_DIRECTIVE_. Begin with the first line and repeat exactly through the line containing "from matplotlib.colors import to_rgb"; leave every image out.

_DATA EXCERPT_.
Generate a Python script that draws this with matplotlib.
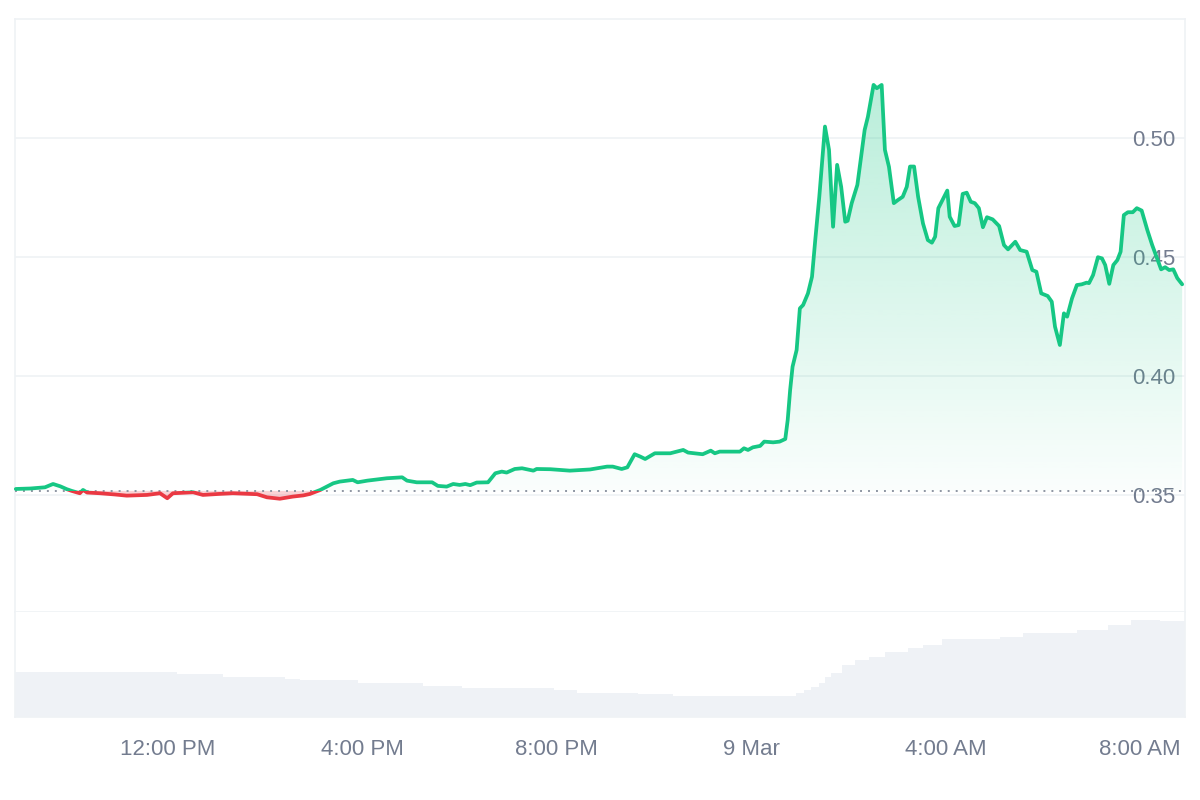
import numpy as np
import matplotlib
matplotlib.use("Agg")
import matplotlib.pyplot as plt
from matplotlib.patches import Rectangle
from matplotlib.path import Path
from matplotlib.transforms import blended_transform_factory, offset_copy
from matplotlib.colors import to_rgb

# ---- data (minutes after 08:51, 8 Mar) ----
minutes = [1, 19, 37, 47, 56, 64, 70, 80, 84, 89, 105, 123, 138, 163, 179, 188, 195,
           220, 232, 251, 269, 299, 311, 327, 343, 356, 364, 377, 393, 401, 417, 423,
           435, 459, 478, 484, 496, 515, 522, 533, 541, 549, 556, 562, 570, 584, 593,
           601, 607, 617, 626, 640, 644, 661, 685, 710, 731, 738, 749, 756, 765, 772,
           778, 790, 809, 825, 831, 849, 859, 864, 870, 895, 900, 905, 911, 920, 925,
           936, 944, 951, 954, 957, 960, 965, 969, 973, 979, 984, 988, 993, 1000, 1005,
           1010, 1015, 1020, 1025, 1028, 1033, 1040, 1049, 1053, 1060, 1064, 1070, 1074,
           1079, 1085, 1090, 1096, 1101, 1105, 1110, 1115, 1121, 1127, 1132, 1136, 1140,
           1144, 1151, 1154, 1160, 1165, 1170, 1175, 1180, 1185, 1190, 1195, 1200, 1207,
           1215, 1221, 1226, 1235, 1241, 1249, 1256, 1261, 1267, 1275, 1280, 1284, 1290,
           1295, 1299, 1305, 1311, 1317, 1323, 1326, 1331, 1337, 1342, 1346, 1351, 1356,
           1361, 1365, 1369, 1374, 1380, 1385, 1391, 1398, 1404, 1409, 1415, 1420, 1425,
           1430, 1435, 1441]
prices = [0.3525, 0.3527, 0.3532, 0.3546, 0.3536, 0.3524, 0.3517, 0.3507, 0.3521, 0.3510,
          0.3507, 0.3502, 0.3497, 0.3500, 0.3507, 0.3486, 0.3507, 0.3511, 0.3500, 0.3504,
          0.3507, 0.3503, 0.3490, 0.3484, 0.3493, 0.3498, 0.3504, 0.3521, 0.3549, 0.3556,
          0.3563, 0.3553, 0.3560, 0.3570, 0.3574, 0.3560, 0.3553, 0.3553, 0.3538, 0.3535,
          0.3546, 0.3542, 0.3546, 0.3541, 0.3552, 0.3553, 0.3591, 0.3598, 0.3594, 0.3609,
          0.3612, 0.3602, 0.3609, 0.3608, 0.3602, 0.3607, 0.3619, 0.3619, 0.3609, 0.3616,
          0.3671, 0.3661, 0.3651, 0.3675, 0.3675, 0.3689, 0.3678, 0.3671, 0.3686, 0.3675,
          0.3682, 0.3682, 0.3696, 0.3689, 0.3700, 0.3706, 0.3724, 0.3721, 0.3724, 0.3735,
          0.3815, 0.3941, 0.4039, 0.4109, 0.4284, 0.4298, 0.4347, 0.4417, 0.4571, 0.4753,
          0.5048, 0.4950, 0.4627, 0.4887, 0.4795, 0.4648, 0.4652, 0.4726, 0.4803, 0.5034,
          0.5089, 0.5223, 0.5209, 0.5223, 0.4950, 0.4879, 0.4726, 0.4739, 0.4753, 0.4795,
          0.4880, 0.4880, 0.4753, 0.4641, 0.4571, 0.4560, 0.4585, 0.4705, 0.4732, 0.4779,
          0.4669, 0.4630, 0.4634, 0.4765, 0.4770, 0.4732, 0.4726, 0.4705, 0.4625, 0.4667,
          0.4658, 0.4630, 0.4550, 0.4532, 0.4564, 0.4529, 0.4522, 0.4445, 0.4438, 0.4347,
          0.4336, 0.4312, 0.4207, 0.4130, 0.4263, 0.4249, 0.4326, 0.4382, 0.4385, 0.4392,
          0.4390, 0.4424, 0.4499, 0.4494, 0.4466, 0.4387, 0.4466, 0.4487, 0.4522, 0.4676,
          0.4688, 0.4688, 0.4705, 0.4695, 0.4613, 0.4550, 0.4504, 0.4448, 0.4457, 0.4445,
          0.4448, 0.4411, 0.4385]
baseline = 0.3517

vol_minutes = [0, 200, 257, 333, 352, 423, 504, 552, 665, 694, 769, 812, 964, 974, 983,
               993, 1000, 1007, 1021, 1037, 1054, 1074, 1102, 1121, 1144, 1216, 1244,
               1311, 1349, 1378, 1414]
volume = [4.53, 4.30, 4.03, 3.85, 3.70, 3.43, 3.10, 2.87, 2.70, 2.43, 2.27, 2.10, 2.40,
          2.70, 3.00, 3.40, 4.00, 4.40, 5.20, 5.70, 6.00, 6.50, 6.90, 7.20, 7.80, 8.00,
          8.40, 8.70, 9.20, 9.70, 9.60]
x_end = 1444.5

tick_minutes = [189, 429, 669, 909, 1149, 1389]
tick_labels = ["12:00 PM", "4:00 PM", "8:00 PM", "9 Mar", "4:00 AM", "8:00 AM"]
y_ticks = [0.35, 0.40, 0.45, 0.50]

GREEN = "#16c784"
RED = "#ea3943"
GRID = "#eff2f5"
TEXT = "#737c8f"
FONT = "Liberation Sans"

fig = plt.figure(figsize=(12, 8), dpi=100)
ax = fig.add_axes([0.0125, 0.235, 0.975, 0.74125])
axv = fig.add_axes([0.0125, 0.10375, 0.975, 0.13125], sharex=ax)

t = np.array(minutes, dtype=float)
p = np.array(prices)

ax.set_xlim(0, x_end)
ax.set_ylim(0.3008, 0.5500)

# grid lines
for v in y_ticks:
    ax.axhline(v, color=GRID, lw=1.2, zorder=1)

# tick labels inside on right
tr = offset_copy(blended_transform_factory(ax.transAxes, ax.transData),
                 fig=fig, x=0, y=-3, units="dots")
for v in y_ticks:
    ax.text(0.9915, v, f"{v:.2f}", transform=tr, ha="right", va="center",
            fontsize=16, color=TEXT, family=FONT, zorder=2)

# green gradient fill
fb = ax.fill_between(t, p, baseline, where=p >= baseline, interpolate=True,
                     facecolor="none", edgecolor="none")
clip = Path.make_compound_path(*fb.get_paths())
top = p.max()
n = 256
grad = np.zeros((n, 1, 4))
grad[:, 0, :3] = to_rgb(GREEN)
grad[:, 0, 3] = np.linspace(0.02, 0.30, n)
im = ax.imshow(grad, extent=[0, x_end, baseline, top], origin="lower",
               aspect="auto", zorder=2, interpolation="bilinear")
im.set_clip_path(clip, transform=ax.transData)

# red fill
ax.fill_between(t, p, baseline, where=p < baseline, interpolate=True,
                color=RED, alpha=0.22, lw=0, zorder=2)

# baseline dotted
ax.axhline(baseline, color="#8f96a3", lw=1.4, ls=(0, (1, 3.1)), zorder=3)

# price line split at baseline
lg, = ax.plot(t, p, color=GREEN, lw=2.7, zorder=4, solid_joinstyle="round",
              solid_capstyle="round")
lr, = ax.plot(t, p, color=RED, lw=2.7, zorder=4, solid_joinstyle="round",
              solid_capstyle="round")
lg.set_clip_path(Rectangle((-10, baseline), x_end + 20, 1, transform=ax.transData))
lr.set_clip_path(Rectangle((-10, baseline - 1), x_end + 20, 1, transform=ax.transData))

ax.set_yticks([])
ax.tick_params(axis="x", bottom=False, labelbottom=False)
for s in ax.spines.values():
    s.set_color(GRID)
    s.set_linewidth(1.2)

# volume
widths = np.diff(vol_minutes + [x_end])
axv.bar(vol_minutes, volume, width=widths, align="edge", color="#eff2f6", lw=0)
axv.set_ylim(0, 10.5)
axv.set_yticks([])
axv.set_xticks(tick_minutes)
axv.set_xticklabels(tick_labels, fontsize=16, color=TEXT, family=FONT)
axv.tick_params(axis="x", length=0, pad=16)
axv.spines["top"].set_visible(False)
for k in ["left", "right", "bottom"]:
    axv.spines[k].set_color(GRID)
    axv.spines[k].set_linewidth(1.2)
axv.set_xlim(0, x_end)

fig.savefig("out.png", dpi=100, facecolor="white")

_SOLUTION FOR THIS TASK_.
Generate a Python script that draws this with matplotlib.
import numpy as np
import matplotlib
matplotlib.use("Agg")
import matplotlib.pyplot as plt
from matplotlib.patches import Rectangle
from matplotlib.path import Path
from matplotlib.transforms import blended_transform_factory, offset_copy
from matplotlib.colors import to_rgb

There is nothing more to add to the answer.